Facilities draw on a mix of legacy chambers and newer, modular spaces designed to reduce cost while expanding capability. The right mix of in-lab and field testing helps manufacturers verify performance under real-world conditions, including temperature variations, mechanical stress, and varying mounting geometries. See Anechoic chamber and Open-area test site for more on facility types.
Applications and Economic Impacts
Antenna testing underpins a wide range of sectors:
- Wireless communications: cellular networks, Wi‑Fi, and emerging 6G concepts rely on antennas that meet precise gain, pattern, and spectral requirements. See 5G and IEEE 802.11.
- Defense and aerospace: radar, surveillance, and satellite communications demand high-reliability antennas with predictable behavior under operational stresses. See Radar and Antenna.
- Consumer electronics and automotive tech: smartphones, IoT devices, and vehicle-to-everything links depend on small, robust antennas verified through standardized testing workflows. See Antenna.
Policy and industry dynamics influence how testing is funded and organized. A competitive private-testing landscape can drive down costs and speed up time-to-market, but it also raises questions about quality guarantees and the cost of compliance across global supply chains. Some commentators stress the need for domestic manufacturing capacity and transparent testing infrastructure to reduce dependencies on foreign suppliers for critical communications equipment. This is especially pertinent when evaluating supply-chain resilience, export controls, and national security considerations that affect who can access, operate, and certify high-stakes antenna systems. See Supply chain and National security for related themes.
Controversies and policy debates
- Regulation versus innovation: Critics of overly prescriptive testing regimes argue that excessive regulatory burden can dampen innovation and raise the costs of bringing new antennas to market. Proponents of market-driven standards counter that clear performance benchmarks protect consumers and ensure interoperability without stifling creativity. From this perspective, a lean certification pathway that emphasizes demonstrated performance over box-checking is preferable to heavy-handed mandates.
- Open standards and vendor independence: The field benefits from widely adopted measurement standards, but there is concern that a few large test houses can skew practices toward their methods or software. Advocates of competition emphasize the value of transparent, interoperable measurement ecosystems and the ability of multiple labs to reproduce results. Critics of heavy consolidation warn that lack of choice can raise costs and slow advancement.
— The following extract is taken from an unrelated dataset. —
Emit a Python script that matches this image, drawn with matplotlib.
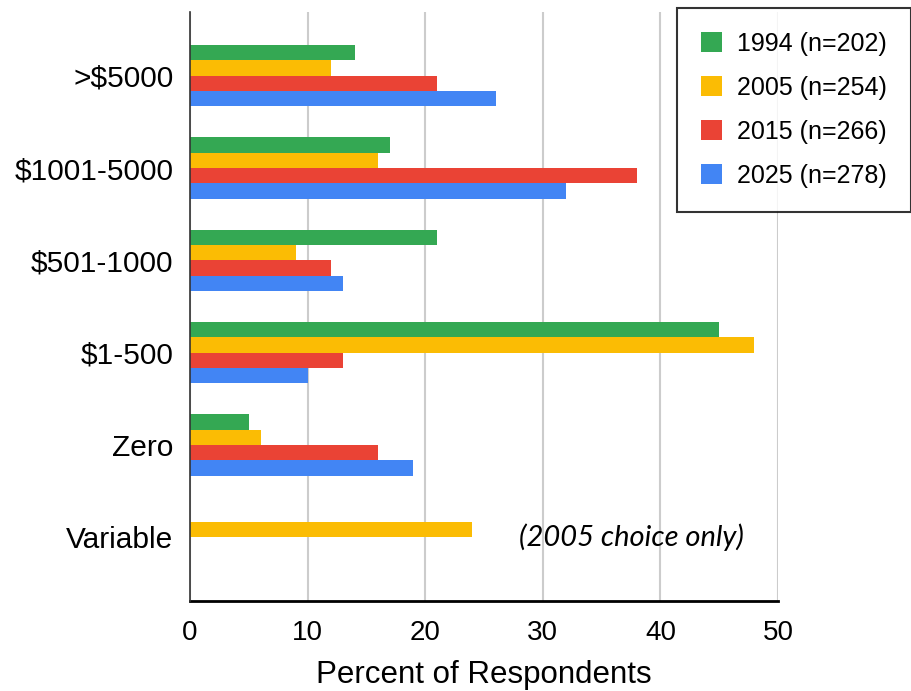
import numpy as np
import matplotlib.pyplot as plt
from matplotlib.patches import Patch

# categories top to bottom
categories = [">$5000", "$1001-5000", "$501-1000", "$1-500", "Zero", "Variable"]

# percent of respondents per survey year
pct_1994 = [14, 17, 21, 45, 5, np.nan]
pct_2005 = [12, 16, 9, 48, 6, 24]
pct_2015 = [21, 38, 12, 13, 16, np.nan]
pct_2025 = [26, 32, 13, 10, 19, np.nan]

series_labels = ["1994 (n=202)", "2005 (n=254)", "2015 (n=266)", "2025 (n=278)"]
colors = ["#34A853", "#FBBC04", "#EA4335", "#4285F4"]

plt.rcParams['font.family'] = ['Liberation Sans', 'DejaVu Sans']

fig = plt.figure(figsize=(9.12, 6.91), dpi=100)
ax = fig.add_axes([190/912, 1 - 601/691, (778 - 190)/912, (601 - 12)/691])

y = np.arange(len(categories))
h = 0.166
all_vals = [pct_1994, pct_2005, pct_2015, pct_2025]
for i, vals in enumerate(all_vals):
    ax.barh(y + (i - 1.5) * h, vals, height=h, color=colors[i], zorder=3)

ax.set_xlim(0, 50)
ax.set_ylim(5.69, -0.69)
ax.set_xticks([0, 10, 20, 30, 40, 50])
ax.set_yticks(y)
ax.set_yticklabels(categories, fontsize=21.5)
ax.tick_params(axis='x', length=0, pad=14, labelsize=20)
ax.tick_params(axis='y', length=0, pad=12)
ax.grid(axis='x', color='#cccccc', linewidth=1.5, zorder=0)

for s in ['top', 'right']:
    ax.spines[s].set_visible(False)
ax.spines['left'].set_color('#333333')
ax.spines['left'].set_linewidth(1.2)
ax.spines['left'].set_zorder(4)
ax.spines['bottom'].set_color('black')
ax.spines['bottom'].set_linewidth(2)

ax.set_xlabel("Percent of Respondents", fontsize=22.5, labelpad=10)

ax.text(37.5, 5, "(2005 choice only)", fontsize=21, style='italic',
        family='Lato', ha='center', va='center')

handles = [Patch(facecolor=c) for c in colors]
leg = fig.legend(handles, series_labels, loc='upper right',
                 bbox_to_anchor=(911/912, 1 - 8/691), fontsize=18,
                 frameon=True, fancybox=False, edgecolor='black',
                 handlelength=0.85, handleheight=0.85, handletextpad=0.6,
                 labelspacing=0.8, borderpad=0.95, borderaxespad=0)
leg.get_frame().set_linewidth(1.5)

fig.savefig("out.png", dpi=100)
- Domestic manufacturing and supply-chain resilience: A recurring debate centers on balancing global collaboration with national capacity for critical testing infrastructure. Supporters of localization argue that having robust, domestically capable labs reduces risk in times of geopolitical tension and trade disruption, while trade liberalization supporters emphasize efficiency and access to global best practices. See Made in the USA and Supply chain for related ideas.
- Workforce development versus diversity mandates: A practical concern in any technical field is ensuring a pipeline of qualified engineers and technicians. Some observers argue that merit- and skill-based training should guide hiring and advancement, while others advocate for diversity initiatives intended to broaden participation. The stance favored in this article emphasizes maintaining high technical standards, with workforce development programs that cultivate capability without compromising performance. See Workforce development and Diversity in engineering for related discussions.
- Widespread skepticism of health claims and a focus on infrastructure: Debates around new radio technologies sometimes intersect with public debates about safety or health. A pragmatic position highlights that well-established testing regimes verify emissions, compliance, and safety, while acknowledging enduring public interest in responsible deployment. For readers looking at the broader policy conversation, see Radiofrequency exposure.